It’s not uncommon for a contractor to have to hire in an item of plant for a job. No contractor will have every single item of plant that they need and it is usually more cost-effective to hire in an item of plant that will only be used once than it is to buy that item of plant.
However, the hirer will almost always insist that whoever is hiring the item of plant from them arranges insurance cover on it via a hired-in plant insurance policy. This insurance policy will cover the item of plant against losses due to theft or damage. It will also cover any continuing hire charges that the contractor is liable to pay under the hire contract.
Even if the hirer offers a damage waiver, it can still make sense to have your own insurance covering any construction plant that you hire.
Theft of plant
Plant worth £70 million is being stolen in the UK each year, and it’s estimated that when the associated costs of the thefts, including the disruption to construction projects and increased insurance premiums are taken into account, construction plant theft is costing the UK construction sector £800 million per year.
There are two reasons that the theft of construction plant is so common.
First, it’s easy to steal. Construction plant tends to be fairly portable because it’s designed to be easy to move it between sites. And construction sites aren’t usually as secure as a fully alarmed warehouse or factory, so stealing plant from a construction site is a lot easier to do.
Second, it’s easy to sell stolen construction plant as there’s a ready-made black market for it. A lot of construction plant theft is believed to be undertaken by organised criminal gangs who are often stealing plant to order with much of it being exported.
Hired-in plant insurance covers any hired-in plant against theft losses, although you should always check your policy to see whether there are any policy conditions that require certain minimum levels of security when the plant is on site. More expensive items of plant may need to be fitted with tracking devices, for instance.
Damage to plant
Construction sites are hazardous environments and so damage to plant is a real risk. The sites are also often in the open, so weather-related damage is a consideration.
A hired-in plant insurance policy will cover any damage to the plant that you have hired, although it will not cover that plant against mechanical breakdown.
Continuing hire charges
If any hired-in plant is damaged or stolen, you’ll usually be liable to continue paying the hire charges for the item in question, even if it is no longer available for use.
These continuing hire charges are covered by a hired-in plant insurance policy.
Items of plant in transit
As well as being at risk of loss or damage when it is on site, construction plant is at risk when it is in transit.
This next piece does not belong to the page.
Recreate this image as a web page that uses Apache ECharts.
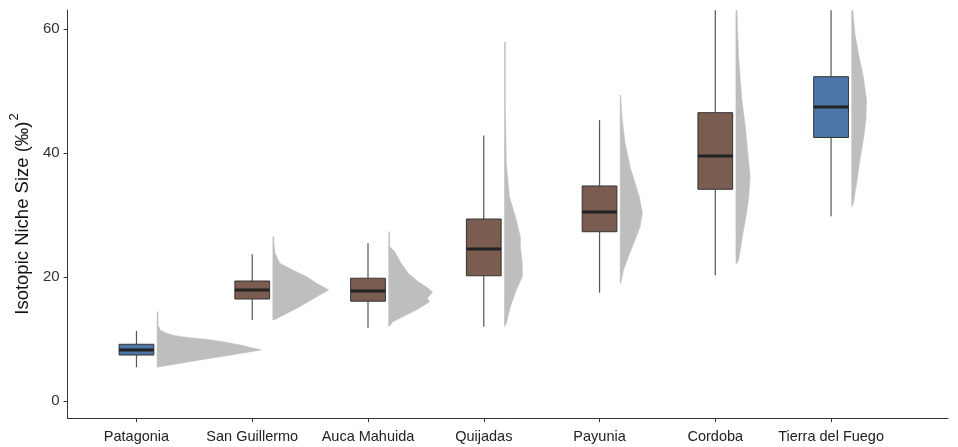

Hired-in plant insurance covers the plant whether it is in transit or on site.
Own insurance v hirer’s waiver
Some hirers will offer you a waiver and many contractors will rely on that rather than buying their own insurance, but there are two reasons that this is not always the best option.
First, the hirer’s waiver may only cover a limited range of risks, and may not cover accidental damage to the plant. Having your own insurance may mean that you have more protection.
Second, it may be cheaper to insure any hired-in plant yourself, particularly if you are hiring plant on a regular basis. An annual policy that covers all of the plant that you hire during the year will usually work out cheaper than buying waivers from the hirer each time you hire anything.